Generally, accommodation and other living expenses are provided.

It would be reasonable to assume that those parishes which contributed most to the second Share collections in 2022 were also among the highest contributors to the first collection for the support of priests. 

Whether that was three times higher — as is the overall figure — is unclear.
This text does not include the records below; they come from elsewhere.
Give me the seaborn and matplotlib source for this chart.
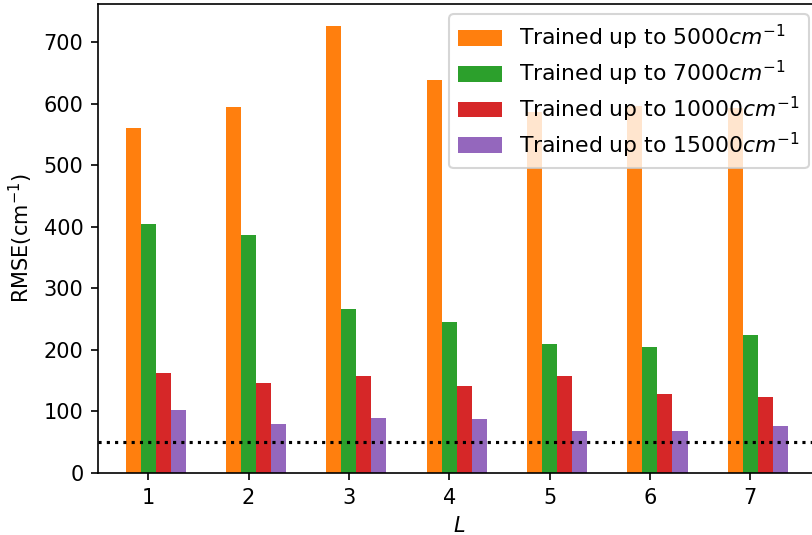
import numpy as np
import pandas as pd
import matplotlib
matplotlib.use('Agg')
import matplotlib.pyplot as plt
import seaborn as sns

L = np.array([1, 2, 3, 4, 5, 6, 7])
rmse_5000 = [560, 594, 727, 639, 586, 596, 593]
rmse_7000 = [405, 386, 267, 246, 209, 205, 225]
rmse_10000 = [163, 147, 157, 142, 157, 128, 123]
rmse_15000 = [103, 79, 89, 87, 69, 69, 77]
labels = [r'Trained up to 5000$cm^{-1}$', r'Trained up to 7000$cm^{-1}$',
          r'Trained up to 10000$cm^{-1}$', r'Trained up to 15000$cm^{-1}$']
target = 50

colors = ['#ff7f0e', '#2ca02c', '#d62728', '#9467bd']
series = [rmse_5000, rmse_7000, rmse_10000, rmse_15000]
w = 0.15

fig = plt.figure(figsize=(812 / 150, 535 / 150), dpi=150)
ax = fig.add_axes([98 / 812, 62 / 535, (819.5 - 98) / 812, (473 - 3.5) / 535])

for i, (vals, lab, c) in enumerate(zip(series, labels, colors)):
    df = pd.DataFrame({'L': L + (i - 1) * w, 'rmse': vals})
    sns.barplot(data=df, x='L', y='rmse', native_scale=True, width=w,
                color=c, saturation=1, label=lab, ax=ax, linewidth=0)

ax.axhline(target, color='black', linestyle=':', linewidth=1.5)

ax.set_xlim(0.5, 7.69)
ax.set_ylim(0, 763)
ax.set_xticks(L)
ax.set_xticklabels([str(v) for v in L])
ax.set_yticks(range(0, 800, 100))
ax.set_xlabel('$L$')
ax.set_ylabel('RMSE(cm$^{-1}$)')
ax.legend(loc='upper right', fontsize=10.5, labelspacing=0.3, handleheight=0.73)

fig.savefig('out.png', dpi=150)
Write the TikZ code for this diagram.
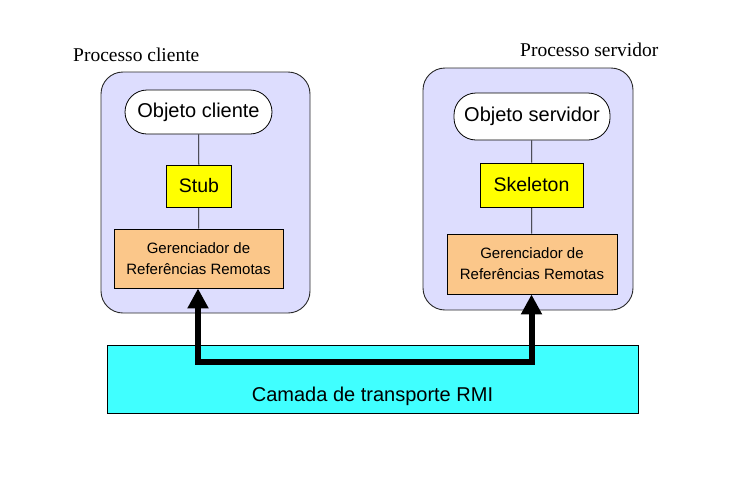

No parish figures for the first collection in 2022 have been published by the archdiocese.

What is clear from the figures it published for the second Share collection in 2022 is the predominance of Dublin’s southside, county, and middle-class parishes among leading contributors.

Following Donnybrook is Foxrock parish which contributed €69,720 to last year’s Share collection. 

Next was Lucan in the west county at €60,505, followed by Crumlin in the south-central city at €59,303, Kilmacud at €58,321 and Mount Merrion parish, also south county, at €57,753.

Next is Malahide in the north county, which contributed €55,294 in 2022, followed by Newtownpark parish in the south county at €55,241.

County towns featured strongly also in 2022, with Balbriggan contributing €46,346; Skerries €43,343; Athy, Co Kildare €35,112; Arklow, Co Wicklow €29,063, while Bray’s three churches brought in a total of €75,410 in 2022.

Clondalkin contributed €41,684 in 2022, while Dundrum gave €44,430 and Raheny €46,098.

At the other end of the scale were some of the inner-city parishes, some of the oldest in Dublin. 

The figure for Dominick Street parish on the north side was €1,000 in 2022 while City Quay parish, just south of the Liffey, contributed €1,515. 

Halston Street parish on the north side contributed €1,570. 

Two other south-side parishes were at the lower end — Francis Street contributed €1,659 and Rialto €1,874.

Among the two leading inner-city parishes to receive support from the Share fund in 2022 were the Pro-Cathedral parish at Marlborough Street, Dublin 1, and the archdiocese’s would-be-cathedral on the south side, St Andrew’s at Westland Row.

The Pro-Cathedral parish received support of €152,000 in 2022, while Westland Row received €56,760.